To start the data generation job, it is recommended to use allocation.py to split the job across multiple GPUs. Modify the file as needed to scale the job across more or less GPUs:

python allocation.py --outdir {output_directory} --model_name Qwen/Qwen2.5-7B-Instruct --dataset sharegpt

After data generation, you can run view_data.py to verify that the loss_mask is generated correctly.

python view_data.py --data-path {path_to_data_n.ckpt} --tokenizer Qwen2.5-7B-Instruct

Example view_data.py output

I've uploaded sharegpt and ultrachat data for Qwen2.5-7B-Instruct here:

• https://huggingface.co/datasets/NickL77/Qwen2.5-7B-BaldEagle-ShareGPT

• https://huggingface.co/datasets/NickL77/Qwen2.5-7B-BaldEagle-Ultrachat

Notes

• This data generation follows EAGLE 1 paper to use fixed data, rather than having the target model make generations

• EAGLE 3 trains on generations and not fixed dataset

Training

Before training, we need to download the target model so we can use it's embedding and projection layer weights:

>>> from huggingface_hub import snapshot_download
>>> snapshot_download(repo_id="Qwen/Qwen2.5-7B-Instruct", local_dir="train/models/qwen2-5-7b")

Then we can modify necessary parts of the training script to train for Qwen2.5-7B-Instruct.

1. First we change path="models/qwen2-5-7b" so that we can load the model weights we just downloaded.

2. Next we change some model config parameters to match our model

model_args = LlamaConfig(
    vocab_size=vocab_size,
    hidden_size=hidden_dim,
    intermediate_size=12288,                # This is modified to match Qwen2.5 
    num_hidden_layers=1,
    bos_token_id=tokenizer.bos_token_id,
    eos_token_id=tokenizer.eos_token_id,
    num_attention_heads=28,                 # This is modified to match Qwen2.5 
    num_key_value_heads=28,                 # This is modified to match Qwen2.5 (can also be 4 for GQA)
    tie_word_embeddings=False,
)

3. We then load from our generated data paths. Feel free to change the train/test split accordingly.

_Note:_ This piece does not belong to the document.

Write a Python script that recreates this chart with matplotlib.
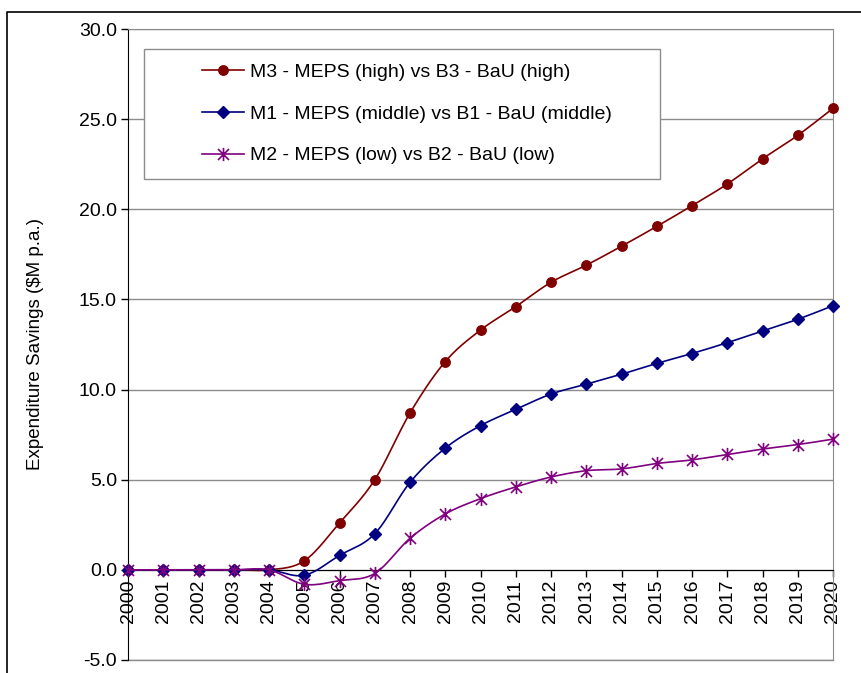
import matplotlib
matplotlib.use('Agg')
import matplotlib.pyplot as plt
from matplotlib.path import Path
from matplotlib.patches import Rectangle
from matplotlib.lines import Line2D
import numpy as np

plt.rcParams['font.family'] = ['Liberation Sans', 'DejaVu Sans']

years = list(range(2000, 2021))
high = [0, 0, 0, 0, 0, 0.5, 2.6, 5.0, 8.7, 11.55, 13.3, 14.6, 15.95, 16.9,
        17.95, 19.05, 20.2, 21.4, 22.8, 24.1, 25.6]
middle = [0, 0, 0, 0, 0, -0.3, 0.8, 2.0, 4.85, 6.75, 8.0, 8.9, 9.75, 10.3,
          10.85, 11.45, 12.0, 12.6, 13.25, 13.9, 14.65]
low = [0, 0, 0, 0, 0, -0.8, -0.6, -0.2, 1.75, 3.1, 3.95, 4.6, 5.15, 5.5,
       5.6, 5.9, 6.1, 6.4, 6.7, 6.95, 7.25]

labels = ['M3 - MEPS (high) vs B3 - BaU (high)',
          'M1 - MEPS (middle) vs B1 - BaU (middle)',
          'M2 - MEPS (low) vs B2 - BaU (low)']

W, H = 862, 673

# asterisk marker: an X with a vertical stroke
star = Path([(-1, -1), (1, 1), (-1, 1), (1, -1), (0, -1.2), (0, 1.2)],
            [Path.MOVETO, Path.LINETO, Path.MOVETO, Path.LINETO,
             Path.MOVETO, Path.LINETO])


def smooth(x, y, n=24):
    # bezier smoothing through the points, like a spreadsheet "smoothed line"
    p = np.column_stack([x, y]).astype(float)
    p = np.vstack([p[0], p, p[-1]])
    out = []
    for i in range(1, len(p) - 2):
        p0, p1, p2, p3 = p[i - 1], p[i], p[i + 1], p[i + 2]
        c1 = p1 + (p2 - p0) / 6.0
        c2 = p2 - (p3 - p1) / 6.0
        t = np.linspace(0, 1, n)[:, None]
        seg = ((1 - t) ** 3 * p1 + 3 * (1 - t) ** 2 * t * c1
               + 3 * (1 - t) * t ** 2 * c2 + t ** 3 * p2)
        out.append(seg if i == 1 else seg[1:])
    out = np.vstack(out)
    return out[:, 0], out[:, 1]


fig = plt.figure(figsize=(W / 100, H / 100), dpi=100)
ax = fig.add_axes([128 / W, 13 / H, 705 / W, 631 / H])

series = [
    (high, '#800000', 'o', 6.8, {}),
    (middle, '#000080', 'D', 5.8, {}),
    (low, '#800080', star, 9.5, {'markerfacecolor': 'none', 'markeredgewidth': 1.2}),
]

handles = []
for (vals, color, mk, ms, extra), lab in zip(series, labels):
    xs, ys = smooth(years, vals)
    ax.plot(xs, ys, color=color, lw=1.2, zorder=3, clip_on=False)
    ax.plot(years, vals, linestyle='none', marker=mk, markersize=ms,
            color=color, zorder=3, clip_on=False, **extra)
    handles.append(Line2D([], [], color=color, lw=1.2, marker=mk,
                          markersize=ms, **extra))

ax.set_xlim(2000, 2020)
ax.set_ylim(-5, 30)
ax.set_xticks(years)
ax.set_yticks(np.arange(-5, 31, 5))
ax.set_yticklabels(['%.1f' % v for v in np.arange(-5, 31, 5)])

ax.yaxis.grid(True, color='#8c8c8c', lw=1)
ax.set_axisbelow(True)

ax.spines['left'].set_color('black')
ax.spines['right'].set_color('#8c8c8c')
ax.spines['top'].set_color('#8c8c8c')
ax.spines['bottom'].set_position(('data', 0))
ax.spines['bottom'].set_color('black')
ax.spines['bottom'].set_zorder(2.5)
ax.axhline(-5, color='#8c8c8c', lw=1, clip_on=False)

ax.tick_params(axis='y', direction='out', length=5, width=1, labelsize=14, pad=3)
ax.tick_params(axis='x', direction='out', length=5, width=1, labelsize=14,
               pad=2, labelrotation=90)

ax.set_ylabel('Expenditure Savings ($M p.a.)', fontsize=13.5)
ax.yaxis.set_label_coords((44 - 128) / 705, 0.5)

# legend frame
ax.add_patch(Rectangle((144 / W, 1 - 179 / H), 516 / W, 130 / H,
                       transform=fig.transFigure, facecolor='white',
                       edgecolor='#8c8c8c', lw=1, zorder=4))
leg = ax.legend(handles, labels, loc='upper left', frameon=False,
                bbox_to_anchor=(202 / W, 1 - 63 / H),
                bbox_transform=fig.transFigure, fontsize=14,
                borderpad=0, borderaxespad=0, handlelength=2.15,
                handletextpad=0.3, labelspacing=1.25)
leg.set_zorder(5)

# outer frame of the figure
fig.add_artist(Line2D([7 / W, 7 / W, 1], [0, 1 - 12 / H, 1 - 12 / H],
                      transform=fig.transFigure, color='black', lw=1.2))

fig.savefig('out.png', dpi=100)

sharegpt_datapaths = list_local_files("{path_to_sharegpt_data}")
ultra_chat_datapaths = list_local_files("{path_to_ultrachat_data}")

4. Make any changes to TrainingArguments and EagleTrainer as needed.

5. Finally start training with python train.py

Here, I’ve linked my trained draft model: https://huggingface.co/NickL77/BaldEagle-Qwen-2.5-7B-Instruct

Notes

• Even though we're training a Qwen2.5 model, we can still use the Llama architecture for draft model. It's not yet proven that the draft model architecture needs to match the target model but it's worth experimenting.

Benchmarking

Once the training is done or checkpoints are saved, we can benchmark the model.

In one terminal we start the sglang server. Here we use the model I’ve uploaded to Huggingface, but you should use your model checkpoint.

python -m sglang.launch_server \
  --model Qwen/Qwen2.5-7B-Instruct \
  --speculative-algo EAGLE \
  --speculative-draft NickL77/BaldEagle-Qwen-2.5-7B-Instruct \
  --speculative-num-steps 5 \
  --speculative-eagle-topk 8 \
  --speculative-num-draft-tokens 64 \
  --dtype bfloat16 \
  --port 30000 \
  --mem-fraction-static 0.65

then in another terminal:

python benchmark/bench_sglang_eagle_double_turn.py --questions 50 --parallel 1

On an RTX 3090, we get the following results:

#questions: 50, Throughput: 106.22 token/s, Acceptance length: 3.55

runtime: 6 min 17 sec

Note: We're benchmarking on 50 questions out of 80 due to an SGLang issue when running speculative decoding for long periods: https://github.com/sgl-project/sglang/issues/6309

Baseline

Now let’s run the baseline. Start the sglang server with:

python -m sglang.launch_server \
  --model Qwen/Qwen2.5-7B-Instruct \
  --dtype bfloat16 \
  --port 30000 \
  --mem-fraction-static 0.65

then in another terminal:

python benchmark/bench_sglang_eagle_double_turn.py --questions 50 --parallel 1

and we get

#questions: 50, Throughput: 50.43 token/s, Acceptance length: 1.00

runtime: 12 min 57 sec

We see that with the trained draft model, that we achieve a 2.06x speed up (50.43 tok/s -> 106.22 tok/s) on Qwen2.5-7B-Instruct!